Please note: This content is provided for the purpose of general information only and is not a substitute for legal advice.
There are various statutes prohibiting discrimination against persons with disabilities that may apply to employers in Canada:
The Canadian Charter of Rights and Freedoms applies to government action and legislation.
The Canadian Human Rights Act applies to federally regulated employers, including the federal government, Crown corporations, Canada Post, chartered banks, national airlines, inter-provincial communications and telephone companies, inter-provincial transportation companies and other federally regulated industries.
Provincial Human Rights Codes apply to provincially regulated employers.
The Employment Equity Act applies to federally regulated employers.
There are other statutes that may also be relevant. Ontario has taken the human rights issue a step further with the enactment of the Accessibility for Ontarians with Disabilities Act, 2005 (AODA) which was passed on June 13, 2005.
The purpose of the AODA, 2005, is to achieve accessibility for Ontarians with disabilities with respect to goods, services, facilities, accommodation, employment, buildings, structures and premises on or before January 1, 2025, by developing, implementing and enforcing accessibility standards. The Act also provides for the involvement of people with disabilities, representatives of the private sector of the economy and the Government of Ontario in the development of accessibility standards (Section 1).
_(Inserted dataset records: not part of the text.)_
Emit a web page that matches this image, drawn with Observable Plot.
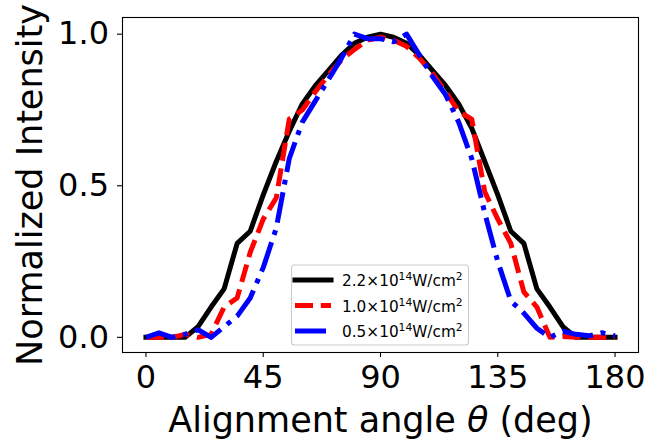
<!DOCTYPE html>
<html>
<head>
<meta charset="utf-8">
<script src="https://cdn.jsdelivr.net/npm/d3@7"></script>
<script src="https://cdn.jsdelivr.net/npm/@observablehq/plot@0.6"></script>
<style>
  html, body { margin: 0; padding: 0; background: white; }
  #chart { width: 649px; height: 445px; }
</style>
</head>
<body>
<div id="chart"></div>
<script>
// ---- data ----
const angles = [0, 5, 10, 15, 20, 25, 30, 35, 40, 45, 50, 55, 60, 65, 70, 75, 80, 85, 90,
                95, 100, 105, 110, 115, 120, 125, 130, 135, 140, 145, 150, 155, 160, 165, 170, 175, 180];
const black22 = [0, 0, 0, 0, 0.035, 0.10, 0.16, 0.31, 0.35, 0.47, 0.58, 0.68, 0.77, 0.83, 0.88, 0.93, 0.97, 0.99, 1.0,
                 0.99, 0.97, 0.93, 0.88, 0.83, 0.77, 0.69, 0.58, 0.47, 0.35, 0.31, 0.16, 0.10, 0.035, 0, 0, 0, 0];
const red10 = [0, 0, 0, 0.01, 0, 0.01, 0.10, 0.13, 0.28, 0.39, 0.46, 0.72, 0.75, 0.81, 0.865, 0.915, 0.95, 0.98, 0.99,
               0.98, 0.96, 0.92, 0.87, 0.81, 0.745, 0.72, 0.48, 0.39, 0.31, 0.15, 0.10, 0, 0.003, 0, 0, 0, 0];
const blue05 = [0, 0.015, 0, 0.01, 0.025, 0, 0.035, 0.07, 0.13, 0.23, 0.36, 0.59, 0.71, 0.78, 0.85, 0.92, 1.0, 0.985, 0.985,
                0.975, 1.0, 0.93, 0.86, 0.80, 0.71, 0.59, 0.41, 0.25, 0.12, 0.08, 0.03, 0, 0.02, 0.01, 0.005, 0.015, 0.005];
const xTicks = [0, 45, 90, 135, 180];
const yTicks = [0, 0.5, 1.0];
const xLabel = "Alignment angle θ (deg)";
const yLabel = "Normalized Intensity";
const seriesNames = ["2.2×10|14|W/cm|2", "1.0×10|14|W/cm|2", "0.5×10|14|W/cm|2"];
const seriesColors = ["#000000", "#ff0000", "#0000ff"];

// ---- build tables ----
const toRows = (vals) => angles.map((a, i) => ({angle: a, value: vals[i]}));
const rowsBlack = toRows(black22);
const rowsRed = toRows(red10);
const rowsBlue = toRows(blue05);

const LW = 5;
const dashes = [null, "18,7.8", "31,7.8,4.9,7.8"];

const svg = Plot.plot({
  width: 649,
  height: 445,
  marginLeft: 122,
  marginRight: 11,
  marginTop: 17,
  marginBottom: 93,
  style: {fontFamily: "DejaVu Sans", background: "white", color: "black", overflow: "visible"},
  x: {domain: [-9, 189]},
  y: {domain: [-0.05, 1.055]},
  marks: [
    Plot.line(rowsBlack, {x: "angle", y: "value", stroke: seriesColors[0], strokeWidth: LW, strokeLinejoin: "round", strokeLinecap: "square"}),
    Plot.line(rowsRed, {x: "angle", y: "value", stroke: seriesColors[1], strokeWidth: LW, strokeDasharray: dashes[1], strokeLinejoin: "round", strokeLinecap: "butt"}),
    Plot.line(rowsBlue, {x: "angle", y: "value", stroke: seriesColors[2], strokeWidth: LW, strokeDasharray: dashes[2], strokeLinejoin: "round", strokeLinecap: "butt"}),
    Plot.frame({stroke: "black", strokeWidth: 1.1}),
    Plot.axisX({ticks: xTicks, tickSize: 5, tickPadding: 8, fontSize: 32, label: null, strokeWidth: 1.1}),
    Plot.axisY({ticks: yTicks, tickFormat: d3.format(".1f"), tickSize: 5, tickPadding: 8.5, fontSize: 32, label: null, strokeWidth: 1.1}),
    Plot.text([xLabel], {frameAnchor: "bottom", lineAnchor: "middle", textAnchor: "middle", dy: 68, fontSize: 35, fill: "black"}),
    Plot.text([yLabel], {frameAnchor: "left", lineAnchor: "middle", textAnchor: "middle", dx: -91.5, rotate: -90, fontSize: 35, fill: "black"})
  ]
});

document.getElementById("chart").appendChild(svg);

// italic theta in the x label (as matplotlib mathtext)
d3.select(svg).selectAll("text").filter(function () { return this.textContent === xLabel; })
  .each(function () {
    const t = d3.select(this);
    t.text(null);
    t.append("tspan").text("Alignment angle ");
    t.append("tspan").attr("font-style", "italic").text("θ");
    t.append("tspan").text(" (deg)");
  });

// legend (drawn inside the axes, like matplotlib)
const lg = d3.select(svg).append("g").attr("class", "legend");
lg.append("rect")
  .attr("x", 291.5).attr("y", 265).attr("width", 177).attr("height", 80).attr("rx", 3)
  .attr("fill", "white").attr("fill-opacity", 0.8).attr("stroke", "#cccccc").attr("stroke-width", 1.1);
seriesNames.forEach((name, i) => {
  const yy = 280 + i * 25.5;
  const ln = lg.append("line")
    .attr("x1", 295).attr("x2", 331).attr("y1", yy).attr("y2", yy)
    .attr("stroke", seriesColors[i]).attr("stroke-width", LW)
    .attr("stroke-linecap", i === 0 ? "square" : "butt");
  if (dashes[i]) ln.attr("stroke-dasharray", dashes[i]);
  const parts = name.split("|");
  const t = lg.append("text").attr("x", 342).attr("y", yy + 6)
    .attr("text-anchor", "start")
    .attr("font-family", "DejaVu Sans").attr("font-size", 15.3).attr("fill", "black");
  t.append("tspan").text(parts[0]);
  t.append("tspan").attr("font-size", 10.7).attr("dy", -6).text(parts[1]);
  t.append("tspan").attr("dy", 6).text(parts[2]);
  t.append("tspan").attr("font-size", 10.7).attr("dy", -6).text(parts[3]);
});
</script>
</body>
</html>
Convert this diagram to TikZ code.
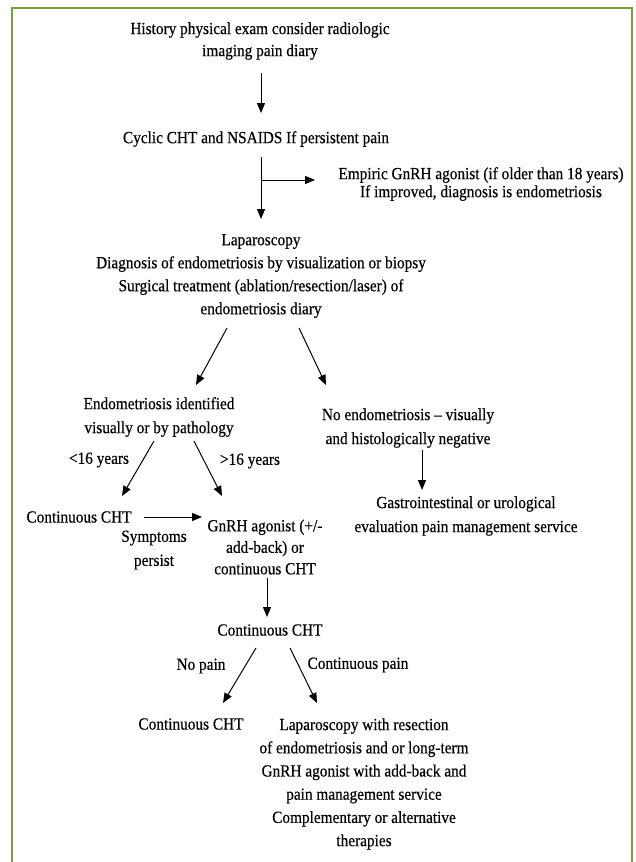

Every province has some type of legislation that governs workplace health and safety.
The scope of the legislation may vary significantly by jurisdiction. This type of legislation may include restrictions on hours of work, on discipline for absenteeism, on employee benefits and, in some cases, may create entitlements to leave for pregnancy, childbirth, or family emergency. Legislation in this category also includes public insurance plans that cover workplace injury.